I don't know about scope of practice questions, I would imagine you'll get scenario questions that are a bit ambiguous to see how you operate in those conditions.  Certainly ask questions about the facility and any long term plans of the hospital and then respond with how you fit into and can benefit the hospital in their goals.  Keep your questions focused on the position that you are applying for and responses towards how you fulfill that role.  

You'll do great!


----------



## EMS_Monkey (Jun 21, 2011)

Really appreciate all the great advice. Im going to try and get a good nights sleep. Still pretty nervous but ill just have to get over that.

Again thanks for the help and ill keep you updated to how it goes.

Monkey


----------



## EMS_Monkey (Jun 21, 2011)

I feel that the interview this morning went well. I really tried to show that I am hardworking, dedicated to the medical field, and have a drive to meet and exceed all their expectations as well as the expectations I have for myself. 
At the end of the interview he outlined what he was looking for in a candidate and I feel that everything I had shown previously matched up with what he was looking for. 
So im keeping my fingers crossed. I will have my answer by the end of the week as to if I got the position or not. Even if I dont get the spot I can really grow from what ive learned at this interview.


----------



## firetender (Jun 21, 2011)

I hope you remembered to breathe!


----------



## EMS_Monkey (Jun 21, 2011)

I did!

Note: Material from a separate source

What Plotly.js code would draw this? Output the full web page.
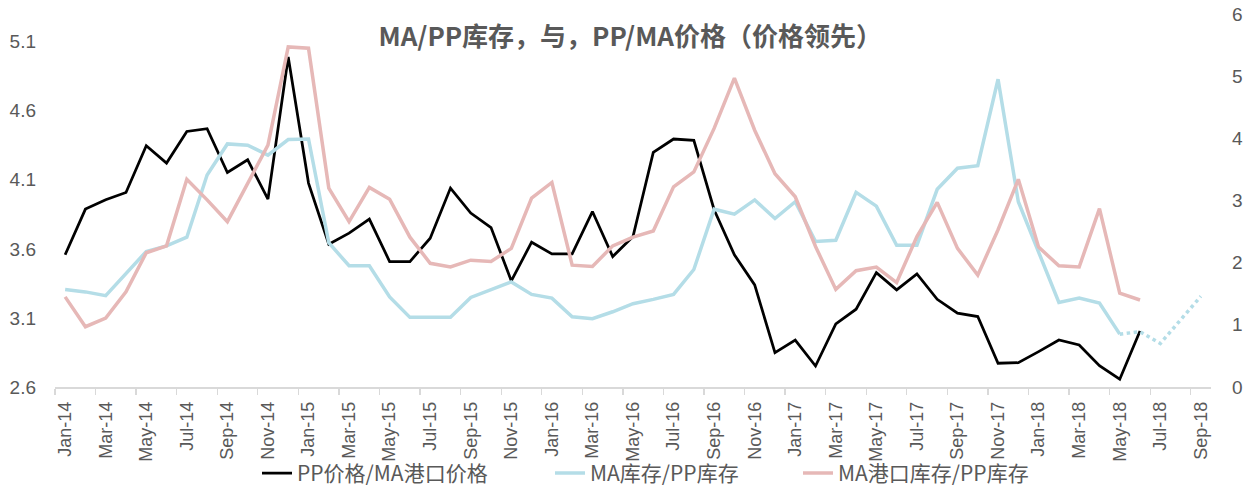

It was a very nice interview and I was made very comfortable by the interviewer. I have written PROOF read and sent my thank you letter. Now it's a waiting game. Keeping my fingers crossed that I'm what they are looking for.


----------



## nwhitney (Jun 21, 2011)

EMS_Monkey said:


> I feel that the interview this morning went well. I really tried to show that I am hardworking, dedicated to the medical field, and have a drive to meet and exceed all their expectations as well as the expectations I have for myself.
> At the end of the interview he outlined what he was looking for in a candidate and I feel that everything I had shown previously matched up with what he was looking for.
> So im keeping my fingers crossed. I will have my answer by the end of the week as to if I got the position or not. Even if I dont get the spot I can really grow from what ive learned at this interview.




Sounds like you did everything you needed to do.  Good work!  Always good to be able to grow and learn from an interview regardless of the outcome.  I'll keep my fingers crossed for you.


----------



## EMS_Monkey (Jun 21, 2011)

Really appreciate the help. It made me much more comfortable and has given me tips I'll be able to use in the future.


----------